Dynamic Configuration of On-Street Parking Spaces using Multi Agent Reinforcement Learning

TL;DR

This work tackles urban traffic caused by on-street parking by proposing a scalable two-layer MARL framework to dynamically configure parking spaces. It introduces lane-level DQN enhanced with LSTM and GAT to capture spatio-temporal traffic patterns, supervised by block-level agents that maintain neighborhood parking supply. Extensive SUMO-based experiments on synthetic and real Melbourne data demonstrate up to 47% reduction in average travel-time loss with minimal walking-distance penalties and notable emission reductions, outperforming static and other RL baselines. The approach shows strong robustness and practical deployment potential through centralized training with decentralized execution and V2I-enabled information dissemination.
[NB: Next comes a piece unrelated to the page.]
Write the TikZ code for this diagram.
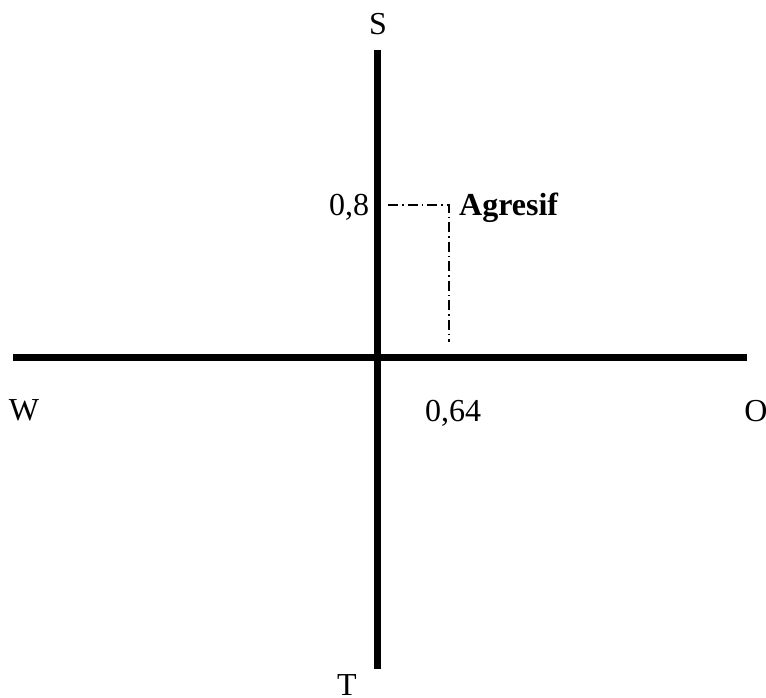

It advances infrastructure-centric parking management as a proactive tool for congestion mitigation in smart cities.

Abstract

With increased travelling needs more than ever, traffic congestion has become a major concern in most urban areas. Allocating spaces for on-street parking, further hinders traffic flow, by limiting the effective road width available for driving. With the advancement of vehicle-to-infrastructure connectivity technologies, we explore how the impact of on-street parking on traffic congestion could be minimized, by dynamically configuring on-street parking spaces. Towards that end, we formulate dynamic on-street parking space configuration as an optimization problem, and we follow a data driven approach, considering the nature of our problem. Our proposed solution comprises a two-layer multi agent reinforcement learning based framework, which is inherently scalable to large road networks. The lane level agents are responsible for deciding the optimal parking space configuration for each lane, and we introduce a novel Deep Q-learning architecture which effectively utilizes long short term memory networks and graph attention networks to capture the spatio-temporal correlations evident in the given problem. The block level agents control the actions of the lane level agents and maintain a sufficient level of parking around the block. We conduct a set of comprehensive experiments using SUMO, on both synthetic data as well as real-world data from the city of Melbourne. Our experiments show that the proposed framework could reduce the average travel time loss of vehicles significantly, reaching upto 47%, with a negligible increase in the walking distance for parking.

Figures (9)

• Figure 1: The impact of on-street parking on traffic flow through an intersection illustrated for left hand traffic. (a) Vehicle queues are imbalanced due to parked vehicles which limits traffic throughput through the intersection. (b) Vehicle queues are balanced when few parking spaces are cleared. (c) Parked vehicles obstructing the traffic flow even at the green phase. (d) Minimal impact from parked vehicles when congestion is less.
• Figure 2: Subsequent reductions in average travel time loss obtained by clearing parking spaces one by one.
• Figure 3: Overview of the proposed architecture. Lane level RL agents determine the parking configuration for each lane, and block level agents overlook them to maintain sufficient parking availability in the neighbourhood.
• Figure 4: Deep Q-learning network architecture of the lane level agents. The state vector for the Q-value prediction network consists of three main components; linear observational data captured by a fully connected network, the temporal variation of traffic congestion in the lane captured by LSTM blocks, and the variation of traffic congestion of adjacent lane segments captured by LSTM + GAT blocks. The agent selects the action with the highest Q-value for the current state, predicted by the Q-value prediction network.
• Figure 5: Melbourne suburb region used in the experiments covering 15 intersections, 38 lane segments and 3042 parking spaces.